Why He's a Good Fit: Even after signing DT Armond Armstead, the Patriots are still admittedly thin along the interior of the defensive line. Besides the obvious local tie-in, Bryant possesses some Patriot-esque size: 6'6" and reportedly beefing up to 311 pounds in the four years he's been in the league.
Because of the relatively small sample size (just 18 career games started), Bryant could be had inexpensively. With PFF grading him as the best defensive tackle in free agency, you'd be hard-pressed to find a better deal in the market on a strictly dollars-to-production ratio. DT Richard Seymour is also set to be a free agent, and while a Seymour-New England reunion isn't entirely out of the question, Bryant is the player to pursue. He has plenty of upside, plenty of years left to contribute (he's just 27), and plenty of uses for a team still left hammering away at the consistently elusive pass rush.
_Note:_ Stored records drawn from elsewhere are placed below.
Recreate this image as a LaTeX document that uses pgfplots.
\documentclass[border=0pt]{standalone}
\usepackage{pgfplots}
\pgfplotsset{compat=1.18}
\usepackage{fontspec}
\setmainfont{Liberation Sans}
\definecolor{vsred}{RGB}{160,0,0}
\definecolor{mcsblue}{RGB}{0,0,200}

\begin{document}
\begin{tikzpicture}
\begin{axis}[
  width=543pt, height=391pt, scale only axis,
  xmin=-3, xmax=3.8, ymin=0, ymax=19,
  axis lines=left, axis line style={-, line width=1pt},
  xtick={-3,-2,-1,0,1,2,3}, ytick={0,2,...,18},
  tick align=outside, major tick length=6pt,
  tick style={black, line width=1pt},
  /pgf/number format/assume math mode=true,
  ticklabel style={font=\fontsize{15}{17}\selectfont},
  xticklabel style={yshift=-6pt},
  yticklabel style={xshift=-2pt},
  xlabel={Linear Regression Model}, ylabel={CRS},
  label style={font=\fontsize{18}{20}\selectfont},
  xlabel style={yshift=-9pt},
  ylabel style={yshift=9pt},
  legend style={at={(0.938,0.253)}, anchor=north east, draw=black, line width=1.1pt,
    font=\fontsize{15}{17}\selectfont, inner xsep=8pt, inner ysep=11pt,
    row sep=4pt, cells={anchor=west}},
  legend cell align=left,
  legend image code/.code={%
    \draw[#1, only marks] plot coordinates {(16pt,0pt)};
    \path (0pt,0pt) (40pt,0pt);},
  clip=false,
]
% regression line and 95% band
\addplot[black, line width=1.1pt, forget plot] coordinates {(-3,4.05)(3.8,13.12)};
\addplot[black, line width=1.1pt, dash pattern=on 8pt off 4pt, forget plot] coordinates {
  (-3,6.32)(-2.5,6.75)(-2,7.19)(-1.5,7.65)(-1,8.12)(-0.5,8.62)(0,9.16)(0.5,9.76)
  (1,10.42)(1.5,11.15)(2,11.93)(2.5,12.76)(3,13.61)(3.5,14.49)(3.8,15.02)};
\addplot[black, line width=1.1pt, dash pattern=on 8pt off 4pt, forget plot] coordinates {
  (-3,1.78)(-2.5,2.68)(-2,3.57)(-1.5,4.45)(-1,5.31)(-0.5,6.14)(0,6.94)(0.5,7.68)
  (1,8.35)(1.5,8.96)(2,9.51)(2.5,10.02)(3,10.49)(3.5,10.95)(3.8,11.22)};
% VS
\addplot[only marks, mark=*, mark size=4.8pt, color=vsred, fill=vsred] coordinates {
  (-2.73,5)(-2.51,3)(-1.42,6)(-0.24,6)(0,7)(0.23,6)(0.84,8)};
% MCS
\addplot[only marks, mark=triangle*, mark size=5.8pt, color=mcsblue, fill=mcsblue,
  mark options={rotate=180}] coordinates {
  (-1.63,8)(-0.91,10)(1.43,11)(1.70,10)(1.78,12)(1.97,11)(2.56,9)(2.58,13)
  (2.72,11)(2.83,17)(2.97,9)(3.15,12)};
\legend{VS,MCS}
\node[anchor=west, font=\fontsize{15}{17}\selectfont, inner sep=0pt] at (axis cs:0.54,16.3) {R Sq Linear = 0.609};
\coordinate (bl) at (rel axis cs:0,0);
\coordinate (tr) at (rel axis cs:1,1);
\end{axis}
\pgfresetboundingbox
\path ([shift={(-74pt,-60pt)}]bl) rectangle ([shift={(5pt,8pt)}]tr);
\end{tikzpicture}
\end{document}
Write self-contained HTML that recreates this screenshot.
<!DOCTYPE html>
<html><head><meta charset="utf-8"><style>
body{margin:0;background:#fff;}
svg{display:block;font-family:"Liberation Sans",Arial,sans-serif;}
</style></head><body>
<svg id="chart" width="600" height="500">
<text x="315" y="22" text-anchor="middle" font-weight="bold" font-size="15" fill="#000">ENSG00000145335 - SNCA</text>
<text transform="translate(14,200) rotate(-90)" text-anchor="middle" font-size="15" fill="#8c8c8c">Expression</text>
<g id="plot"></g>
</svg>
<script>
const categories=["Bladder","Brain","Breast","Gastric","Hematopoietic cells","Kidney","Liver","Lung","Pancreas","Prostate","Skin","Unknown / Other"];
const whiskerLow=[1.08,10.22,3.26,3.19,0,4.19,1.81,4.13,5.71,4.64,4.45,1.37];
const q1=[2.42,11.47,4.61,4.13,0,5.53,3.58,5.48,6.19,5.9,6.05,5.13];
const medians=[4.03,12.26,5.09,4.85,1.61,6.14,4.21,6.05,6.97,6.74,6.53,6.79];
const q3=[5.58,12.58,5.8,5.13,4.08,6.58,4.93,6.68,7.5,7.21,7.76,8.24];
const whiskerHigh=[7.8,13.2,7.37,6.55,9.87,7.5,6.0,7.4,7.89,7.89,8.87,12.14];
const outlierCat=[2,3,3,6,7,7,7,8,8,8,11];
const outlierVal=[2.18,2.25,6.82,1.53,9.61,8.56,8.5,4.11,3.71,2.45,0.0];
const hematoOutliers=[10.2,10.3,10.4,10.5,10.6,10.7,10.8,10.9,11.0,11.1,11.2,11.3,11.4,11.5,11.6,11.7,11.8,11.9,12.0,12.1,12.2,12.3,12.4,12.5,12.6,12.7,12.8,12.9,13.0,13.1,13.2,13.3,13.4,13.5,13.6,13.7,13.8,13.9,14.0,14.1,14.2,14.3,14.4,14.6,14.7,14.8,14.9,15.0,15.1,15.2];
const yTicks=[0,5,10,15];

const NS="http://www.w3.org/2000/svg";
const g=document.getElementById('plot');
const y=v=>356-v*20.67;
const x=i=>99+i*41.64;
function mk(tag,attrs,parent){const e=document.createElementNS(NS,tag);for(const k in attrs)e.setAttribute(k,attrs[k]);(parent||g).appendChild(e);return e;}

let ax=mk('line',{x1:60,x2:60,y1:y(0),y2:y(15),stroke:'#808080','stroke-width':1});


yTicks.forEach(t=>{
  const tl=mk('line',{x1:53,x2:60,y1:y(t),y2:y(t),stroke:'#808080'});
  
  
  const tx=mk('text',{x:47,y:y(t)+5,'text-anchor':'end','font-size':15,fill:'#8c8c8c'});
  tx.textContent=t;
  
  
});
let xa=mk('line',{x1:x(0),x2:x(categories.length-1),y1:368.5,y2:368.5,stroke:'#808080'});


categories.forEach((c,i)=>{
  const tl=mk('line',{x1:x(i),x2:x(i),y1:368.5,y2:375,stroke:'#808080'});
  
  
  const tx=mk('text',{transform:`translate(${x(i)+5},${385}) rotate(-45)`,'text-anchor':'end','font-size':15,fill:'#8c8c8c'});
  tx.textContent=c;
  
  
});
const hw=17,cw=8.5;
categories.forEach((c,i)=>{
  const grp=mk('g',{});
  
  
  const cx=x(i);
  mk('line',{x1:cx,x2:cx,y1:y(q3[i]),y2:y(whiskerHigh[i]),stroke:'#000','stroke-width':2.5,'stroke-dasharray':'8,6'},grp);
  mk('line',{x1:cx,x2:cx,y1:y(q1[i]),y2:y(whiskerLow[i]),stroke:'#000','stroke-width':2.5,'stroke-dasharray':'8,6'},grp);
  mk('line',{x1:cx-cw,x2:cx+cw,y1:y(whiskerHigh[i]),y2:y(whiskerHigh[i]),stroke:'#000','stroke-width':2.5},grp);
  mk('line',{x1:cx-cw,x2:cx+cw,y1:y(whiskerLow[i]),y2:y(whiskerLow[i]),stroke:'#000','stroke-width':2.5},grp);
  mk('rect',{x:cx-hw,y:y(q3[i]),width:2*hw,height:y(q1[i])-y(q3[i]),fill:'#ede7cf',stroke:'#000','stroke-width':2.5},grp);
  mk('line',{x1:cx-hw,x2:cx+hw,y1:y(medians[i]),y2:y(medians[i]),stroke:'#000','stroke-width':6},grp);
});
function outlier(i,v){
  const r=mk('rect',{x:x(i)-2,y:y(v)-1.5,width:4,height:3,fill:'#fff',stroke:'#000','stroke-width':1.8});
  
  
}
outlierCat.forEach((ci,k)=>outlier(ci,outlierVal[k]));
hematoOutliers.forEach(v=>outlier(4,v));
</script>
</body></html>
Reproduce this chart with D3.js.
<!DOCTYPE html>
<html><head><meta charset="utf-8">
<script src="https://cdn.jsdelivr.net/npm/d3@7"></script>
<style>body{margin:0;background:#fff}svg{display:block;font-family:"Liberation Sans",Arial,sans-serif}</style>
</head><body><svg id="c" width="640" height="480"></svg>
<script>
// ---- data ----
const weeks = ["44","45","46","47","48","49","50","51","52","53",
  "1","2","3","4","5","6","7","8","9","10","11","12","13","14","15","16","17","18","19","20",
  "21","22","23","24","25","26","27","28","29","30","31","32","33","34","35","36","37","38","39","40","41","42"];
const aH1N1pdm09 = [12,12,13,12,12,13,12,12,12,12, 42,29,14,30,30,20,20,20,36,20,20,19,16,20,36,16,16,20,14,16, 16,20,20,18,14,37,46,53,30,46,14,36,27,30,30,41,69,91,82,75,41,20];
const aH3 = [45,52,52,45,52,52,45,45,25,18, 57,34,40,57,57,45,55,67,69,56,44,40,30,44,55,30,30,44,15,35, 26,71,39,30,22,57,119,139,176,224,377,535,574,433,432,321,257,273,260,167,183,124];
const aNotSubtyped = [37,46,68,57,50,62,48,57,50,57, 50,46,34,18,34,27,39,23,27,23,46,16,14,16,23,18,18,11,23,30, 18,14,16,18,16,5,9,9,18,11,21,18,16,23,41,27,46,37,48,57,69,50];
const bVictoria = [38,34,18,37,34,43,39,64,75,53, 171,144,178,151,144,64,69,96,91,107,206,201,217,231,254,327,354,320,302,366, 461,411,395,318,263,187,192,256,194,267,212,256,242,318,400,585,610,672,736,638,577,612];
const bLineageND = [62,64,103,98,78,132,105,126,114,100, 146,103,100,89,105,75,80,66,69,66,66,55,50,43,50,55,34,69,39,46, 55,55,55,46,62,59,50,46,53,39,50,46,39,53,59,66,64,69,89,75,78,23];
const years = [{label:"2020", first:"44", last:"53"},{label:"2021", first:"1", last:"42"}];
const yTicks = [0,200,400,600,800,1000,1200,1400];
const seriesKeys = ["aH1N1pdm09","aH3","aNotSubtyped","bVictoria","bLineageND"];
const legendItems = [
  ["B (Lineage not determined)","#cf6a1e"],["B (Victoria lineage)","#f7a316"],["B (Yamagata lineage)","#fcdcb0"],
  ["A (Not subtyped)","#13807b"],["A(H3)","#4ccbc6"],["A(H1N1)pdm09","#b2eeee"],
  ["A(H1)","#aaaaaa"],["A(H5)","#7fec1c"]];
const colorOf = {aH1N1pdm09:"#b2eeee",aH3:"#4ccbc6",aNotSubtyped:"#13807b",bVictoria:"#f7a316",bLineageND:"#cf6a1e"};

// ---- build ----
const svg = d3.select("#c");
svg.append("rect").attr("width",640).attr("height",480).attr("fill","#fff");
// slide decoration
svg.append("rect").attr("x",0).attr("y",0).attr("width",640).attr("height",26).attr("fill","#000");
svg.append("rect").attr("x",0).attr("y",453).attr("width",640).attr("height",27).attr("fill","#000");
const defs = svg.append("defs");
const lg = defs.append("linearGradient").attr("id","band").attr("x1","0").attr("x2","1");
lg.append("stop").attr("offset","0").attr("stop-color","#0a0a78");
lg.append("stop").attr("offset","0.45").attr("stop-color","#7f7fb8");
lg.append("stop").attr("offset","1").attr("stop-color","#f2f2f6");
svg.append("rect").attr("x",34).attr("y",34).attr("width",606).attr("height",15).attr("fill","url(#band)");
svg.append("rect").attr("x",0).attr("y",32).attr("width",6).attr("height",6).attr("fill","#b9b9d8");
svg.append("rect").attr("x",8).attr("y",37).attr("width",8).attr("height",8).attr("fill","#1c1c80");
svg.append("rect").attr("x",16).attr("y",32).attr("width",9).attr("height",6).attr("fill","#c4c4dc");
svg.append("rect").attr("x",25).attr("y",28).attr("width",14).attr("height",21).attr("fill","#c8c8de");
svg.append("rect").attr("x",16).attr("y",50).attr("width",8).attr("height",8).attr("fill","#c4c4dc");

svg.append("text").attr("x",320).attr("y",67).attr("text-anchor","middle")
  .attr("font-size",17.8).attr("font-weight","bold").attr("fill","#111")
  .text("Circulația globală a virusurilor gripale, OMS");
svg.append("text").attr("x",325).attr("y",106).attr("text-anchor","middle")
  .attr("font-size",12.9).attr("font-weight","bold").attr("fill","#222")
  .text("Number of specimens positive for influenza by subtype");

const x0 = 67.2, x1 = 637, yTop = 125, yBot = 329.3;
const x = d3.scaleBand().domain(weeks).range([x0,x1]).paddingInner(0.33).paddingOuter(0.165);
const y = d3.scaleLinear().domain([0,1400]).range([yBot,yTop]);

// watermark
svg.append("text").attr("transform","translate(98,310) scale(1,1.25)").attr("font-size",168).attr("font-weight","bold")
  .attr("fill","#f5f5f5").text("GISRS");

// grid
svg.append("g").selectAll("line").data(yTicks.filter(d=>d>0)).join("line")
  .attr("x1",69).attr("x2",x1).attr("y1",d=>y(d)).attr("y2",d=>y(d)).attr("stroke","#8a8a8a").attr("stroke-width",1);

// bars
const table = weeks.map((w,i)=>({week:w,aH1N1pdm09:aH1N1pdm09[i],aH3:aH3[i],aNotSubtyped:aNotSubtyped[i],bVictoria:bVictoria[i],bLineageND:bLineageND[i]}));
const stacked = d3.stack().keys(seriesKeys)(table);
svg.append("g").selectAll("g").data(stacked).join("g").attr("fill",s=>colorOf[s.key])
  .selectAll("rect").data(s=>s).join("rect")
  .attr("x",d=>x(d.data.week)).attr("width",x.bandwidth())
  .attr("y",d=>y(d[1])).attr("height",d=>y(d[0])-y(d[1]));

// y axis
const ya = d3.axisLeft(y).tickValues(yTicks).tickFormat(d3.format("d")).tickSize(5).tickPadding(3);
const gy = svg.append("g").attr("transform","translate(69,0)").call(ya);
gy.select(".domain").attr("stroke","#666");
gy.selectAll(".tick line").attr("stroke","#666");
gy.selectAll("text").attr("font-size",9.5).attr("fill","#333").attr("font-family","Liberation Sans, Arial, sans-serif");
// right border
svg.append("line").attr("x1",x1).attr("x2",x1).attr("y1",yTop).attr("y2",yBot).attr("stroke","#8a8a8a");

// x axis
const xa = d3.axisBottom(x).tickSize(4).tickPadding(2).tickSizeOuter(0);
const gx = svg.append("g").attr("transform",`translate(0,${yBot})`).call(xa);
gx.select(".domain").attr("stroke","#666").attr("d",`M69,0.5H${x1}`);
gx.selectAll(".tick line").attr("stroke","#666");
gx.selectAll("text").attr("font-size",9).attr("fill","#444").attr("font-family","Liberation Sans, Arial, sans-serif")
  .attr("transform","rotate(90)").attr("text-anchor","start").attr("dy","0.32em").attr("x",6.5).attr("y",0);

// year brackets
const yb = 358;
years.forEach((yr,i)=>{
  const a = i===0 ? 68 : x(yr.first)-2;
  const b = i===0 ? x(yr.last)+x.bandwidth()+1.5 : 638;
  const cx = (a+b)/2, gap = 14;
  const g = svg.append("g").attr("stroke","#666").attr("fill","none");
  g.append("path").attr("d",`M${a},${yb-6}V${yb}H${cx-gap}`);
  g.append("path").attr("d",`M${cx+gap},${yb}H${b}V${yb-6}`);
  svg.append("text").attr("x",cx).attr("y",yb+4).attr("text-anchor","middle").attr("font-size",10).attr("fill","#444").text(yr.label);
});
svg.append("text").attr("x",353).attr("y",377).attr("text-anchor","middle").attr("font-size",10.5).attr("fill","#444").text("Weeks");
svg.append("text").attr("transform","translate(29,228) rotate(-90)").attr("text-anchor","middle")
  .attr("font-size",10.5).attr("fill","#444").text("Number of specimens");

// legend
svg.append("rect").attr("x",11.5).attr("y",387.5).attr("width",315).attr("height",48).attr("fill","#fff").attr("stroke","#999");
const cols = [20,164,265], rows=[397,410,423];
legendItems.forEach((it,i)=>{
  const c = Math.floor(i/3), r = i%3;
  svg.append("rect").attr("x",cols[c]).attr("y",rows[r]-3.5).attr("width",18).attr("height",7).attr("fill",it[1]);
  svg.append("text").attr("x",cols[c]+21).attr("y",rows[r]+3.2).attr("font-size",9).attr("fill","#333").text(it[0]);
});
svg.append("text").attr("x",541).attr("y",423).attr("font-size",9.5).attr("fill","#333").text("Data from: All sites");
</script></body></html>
Why He's Not: Bryant's emergence into his athletic prime coupled with breakthrough games during the tail end of the Raiders' season haven't gone unnoticed. For this reason, many teams are expected to contend for Bryant's services in the offseason, pushing the cost up until it's prohibitive for New England. While quite possibly allowing Seymour to walk, the Raiders will push particularly hard to keep Bryant as a cost-effective piece to build the evolving defense around.
After the Patriots struck out in DT free agency this past offseason with the unsuccessful acquisition of Jonathan Fanene, they could be gun-shy when it comes to dropping big bucks on another player--especially one with a medical red flag. Bryant left action after the first half in one of his starts due to an irregular heartbeat, and while not a major concern, the Patriots may prefer to play it safe and draft and promote from within where they maintain total control over a player's vitals and cost as it pertains to the salary cap.
The Consensus: Bryant is an intriguing player that boasts a lot of legitimate measurables for any team hoping to bolster its defensive line. While the Patriots will undoubtedly exercise their due diligence and take a closer look at Bryant, I only envision serious pursuit if they consider themselves unable to pluck promising defensive line prospects where they are currently situated in the 2013 Draft. Bryant would be an amazing take for the right price, but will likely command too many dollars and years for a team that's hoping to lock down two big free agents of their own in Wes Welker and Sebastian Vollmer.